To go a bit further, you might also wonder why the Moon always shows us the same face. It isn't just a co-incidence! It's because of tidal locking. Basically, the Moon is sufficiently big and close to the Earth, so that the Earth pulls on the near side more strongly than the far side. The details are a bit long to reproduce here, but the result is that one side of the Moon always faces us. (Only approximately. The Moon still wobbles a bit, so we end up able to see about 58% of its surface from here: see libration.)
A: My hypothesis was apparently wrong, probably due to rotation of Earth.
(Apparently the Moon is rotating the same way as Earth does. That would lead to the hypothesis that the Earth and the Moon came up from some mass, not necesarily continous, but all having the same centre of gravity and rotation.

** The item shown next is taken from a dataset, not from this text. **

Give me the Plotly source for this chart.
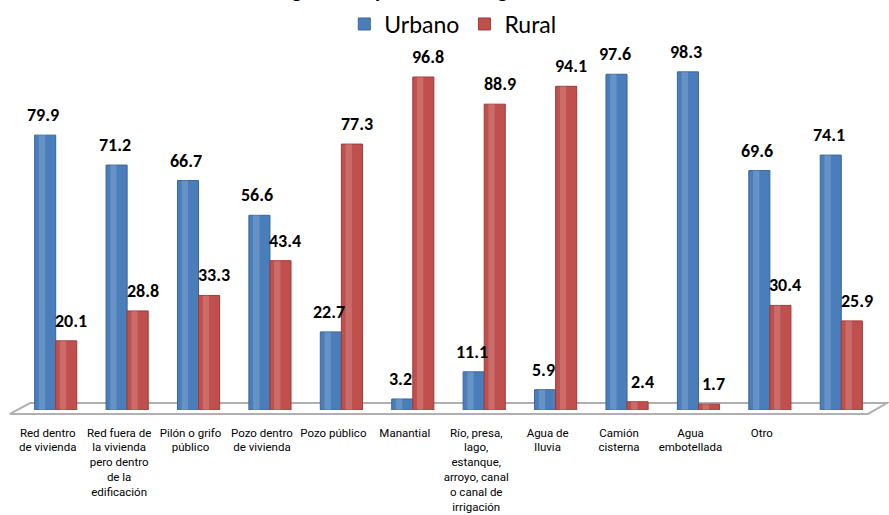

Then, the Earth and Moon was formed from this mass, probably due to gravity, but there was already no external power which would change the rotation somehow, so the rotation of all the mass remained after creation of the Earth and the Moon.)
A: I believe that the answer might be due to one side of the moon being denser (heavier).  An example is if you take a ball and add a heavy weight to one spot on the ball, the heavier spot on the ball will always rotate to the bottom towards the strongest gravity.  Same situation on the moon if one side is denser, then that side will always face us due to the gravitational pull of the earth.  If the moon was rotating faster at one time, it would eventually slow down and face the earth just as a ball would eventually stop rolling around when released and stop with the heavy side facing down towards gravity.  One of the latest theories is that the earth was struck by a large body and the moon was generated from that debris.  It would have been possible to end up with heavier (more mass) on one side of the moon.  There was a report recently that in fact stated that the mineral composition of the back side of the moon was different from the front side of the moon which would fit my proposition.  I believe that the same situation may apply to mercury also since the same side always faces the sun.  I believe that it is too much of a coincidence that the moon just happens to rotate at the correct speed and the unequal mass distribution provides a very plausible answer.